* Begin *

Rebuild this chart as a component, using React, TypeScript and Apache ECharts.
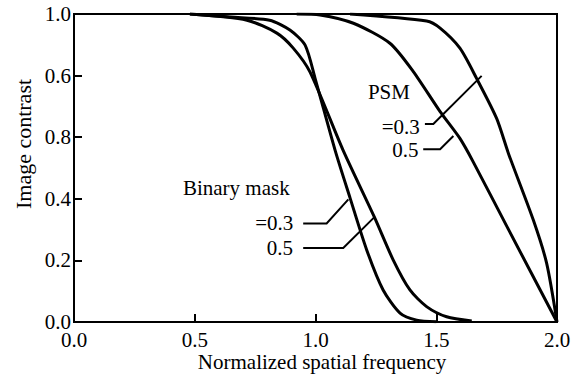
import React, { useEffect, useRef } from "react";
import * as echarts from "echarts";

const FONT = "Liberation Serif";
const FS = 21;

const xTickLabels = ["0.0", "0.5", "1.0", "1.5", "2.0"];
const yTickLabels = ["0.0", "0.2", "0.4", "0.8", "0.6", "1.0"];

const binary03X = [0.48, 0.65, 0.81, 0.894, 0.957, 0.998, 1.081, 1.143, 1.212, 1.28, 1.35, 1.419, 1.5];
const binary03Y = [1.0, 0.99, 0.98, 0.948, 0.899, 0.792, 0.558, 0.403, 0.234, 0.104, 0.029, 0.006, 0.001];

const binary05X = [0.48, 0.716, 0.84, 0.907, 0.977, 1.114, 1.243, 1.322, 1.391, 1.46, 1.543, 1.647];
const binary05Y = [1.0, 0.98, 0.938, 0.89, 0.812, 0.558, 0.342, 0.201, 0.104, 0.05, 0.017, 0.003];

const psm05X = [0.922, 1.019, 1.157, 1.308, 1.405, 1.516, 1.598, 1.653, 1.8, 2.0];
const psm05Y = [1.0, 0.997, 0.97, 0.905, 0.813, 0.683, 0.596, 0.52, 0.299, 0.0];

const psm03X = [1.143, 1.46, 1.516, 1.598, 1.667, 1.75, 1.8, 1.902, 1.957, 2.0];
const psm03Y = [1.0, 0.977, 0.954, 0.889, 0.791, 0.661, 0.545, 0.331, 0.191, 0.0];

// annotation texts (data coords) and leader lines
const labelTexts = [
  { text: "Binary mask", at: [0.451, 0.435], align: "left" },
  { text: "=0.3", at: [0.908, 0.32], align: "right" },
  { text: "0.5", at: [0.907, 0.239], align: "right" },
  { text: "PSM", at: [1.217, 0.747], align: "left" },
  { text: "=0.3", at: [1.432, 0.634], align: "right" },
  { text: "0.5", at: [1.426, 0.558], align: "right" },
];
const leaders = [
  [[0.949, 0.32], [1.046, 0.32], [1.136, 0.398]],
  [[0.949, 0.24], [1.115, 0.24], [1.246, 0.342]],
  [[1.453, 0.643], [1.488, 0.643], [1.688, 0.799]],
  [[1.446, 0.561], [1.516, 0.561], [1.571, 0.604]],
];

const zip = (xs: number[], ys: number[]) => xs.map((x, i) => [x, ys[i]]);

export default function App() {
  const ref = useRef<HTMLDivElement>(null);
  useEffect(() => {
    const chart = echarts.init(ref.current!, null, { renderer: "svg" });
    const lineSeries = (name: string, xs: number[], ys: number[]) => ({
      name,
      type: "line",
      data: zip(xs, ys),
      showSymbol: false,
      symbol: "none",
      smooth: 0.25,
      lineStyle: { color: "#000", width: 3 },
      z: 3,
    });
    chart.setOption({
      animation: false,
      backgroundColor: "#fff",
      textStyle: { fontFamily: FONT },
      grid: {
        left: 74,
        right: 19,
        top: 14,
        bottom: 54,
        show: true,
        borderColor: "#000",
        borderWidth: 2,
        backgroundColor: "transparent",
      },
      xAxis: {
        type: "value",
        min: 0,
        max: 2,
        interval: 0.5,
        axisLine: { lineStyle: { color: "#000", width: 2 } },
        axisTick: { inside: true, length: 8, lineStyle: { color: "#000", width: 2 } },
        splitLine: { show: false },
        axisLabel: {
          color: "#000",
          fontFamily: FONT,
          fontSize: FS,
          lineHeight: 16,
          margin: 10,
          formatter: (v: number) => xTickLabels[Math.round(v / 0.5)] ?? "",
        },
      },
      yAxis: {
        type: "value",
        min: 0,
        max: 1,
        interval: 0.2,
        axisLine: { show: true, lineStyle: { color: "#000", width: 2 } },
        axisTick: { show: true, inside: true, length: 8, lineStyle: { color: "#000", width: 2 } },
        splitLine: { show: false },
        axisLabel: {
          color: "#000",
          fontFamily: FONT,
          fontSize: FS,
          lineHeight: 16,
          margin: 3,
          formatter: (v: number) => yTickLabels[Math.round(v / 0.2)] ?? "",
        },
      },
      series: [
        lineSeries("Binary mask σ=0.3", binary03X, binary03Y),
        lineSeries("Binary mask σ=0.5", binary05X, binary05Y),
        lineSeries("PSM σ=0.3", psm03X, psm03Y),
        lineSeries("PSM σ=0.5", psm05X, psm05Y),
      ],
    });

    const px = (p: number[]) => chart.convertToPixel({ gridIndex: 0 }, p) as number[];
    const graphic: any[] = [];
    const textStyle = (text: string, align: string) => ({
      text,
      fill: "#000",
      fontFamily: FONT,
      fontSize: FS,
      textAlign: align,
      textVerticalAlign: "middle",
    });
    labelTexts.forEach((l) => {
      const [x, y] = px(l.at);
      graphic.push({ type: "text", x, y, style: textStyle(l.text, l.align), z: 10 });
    });
    leaders.forEach((pts) => {
      graphic.push({
        type: "polyline",
        shape: { points: pts.map(px) },
        style: { stroke: "#000", lineWidth: 2, fill: null },
        z: 10,
      });
    });
    graphic.push({
      type: "text",
      x: 23,
      y: 144,
      rotation: Math.PI / 2,
      style: { ...textStyle("Image contrast", "center"), fontSize: 22 },
    });
    graphic.push({
      type: "text",
      x: 322,
      y: 362,
      style: textStyle("Normalized spatial frequency", "center"),
    });
    chart.setOption({ graphic });

    return () => chart.dispose();
  }, []);
  return <div ref={ref} style={{ width: 576, height: 376, position: "absolute", left: 0, top: 0 }} />;
}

* End *

• [SHORT TASK] Pictures excluded, repeat exactly the lines from the top of the material through the line with "0.331, 0.191, 0.0];", including both of those lines.

• [FINAL RESULT]
Rebuild this chart as a component, using React, TypeScript and Apache ECharts.
import React, { useEffect, useRef } from "react";
import * as echarts from "echarts";

const FONT = "Liberation Serif";
const FS = 21;

const xTickLabels = ["0.0", "0.5", "1.0", "1.5", "2.0"];
const yTickLabels = ["0.0", "0.2", "0.4", "0.8", "0.6", "1.0"];

const binary03X = [0.48, 0.65, 0.81, 0.894, 0.957, 0.998, 1.081, 1.143, 1.212, 1.28, 1.35, 1.419, 1.5];
const binary03Y = [1.0, 0.99, 0.98, 0.948, 0.899, 0.792, 0.558, 0.403, 0.234, 0.104, 0.029, 0.006, 0.001];

const binary05X = [0.48, 0.716, 0.84, 0.907, 0.977, 1.114, 1.243, 1.322, 1.391, 1.46, 1.543, 1.647];
const binary05Y = [1.0, 0.98, 0.938, 0.89, 0.812, 0.558, 0.342, 0.201, 0.104, 0.05, 0.017, 0.003];

const psm05X = [0.922, 1.019, 1.157, 1.308, 1.405, 1.516, 1.598, 1.653, 1.8, 2.0];
const psm05Y = [1.0, 0.997, 0.97, 0.905, 0.813, 0.683, 0.596, 0.52, 0.299, 0.0];

const psm03X = [1.143, 1.46, 1.516, 1.598, 1.667, 1.75, 1.8, 1.902, 1.957, 2.0];
const psm03Y = [1.0, 0.977, 0.954, 0.889, 0.791, 0.661, 0.545, 0.331, 0.191, 0.0];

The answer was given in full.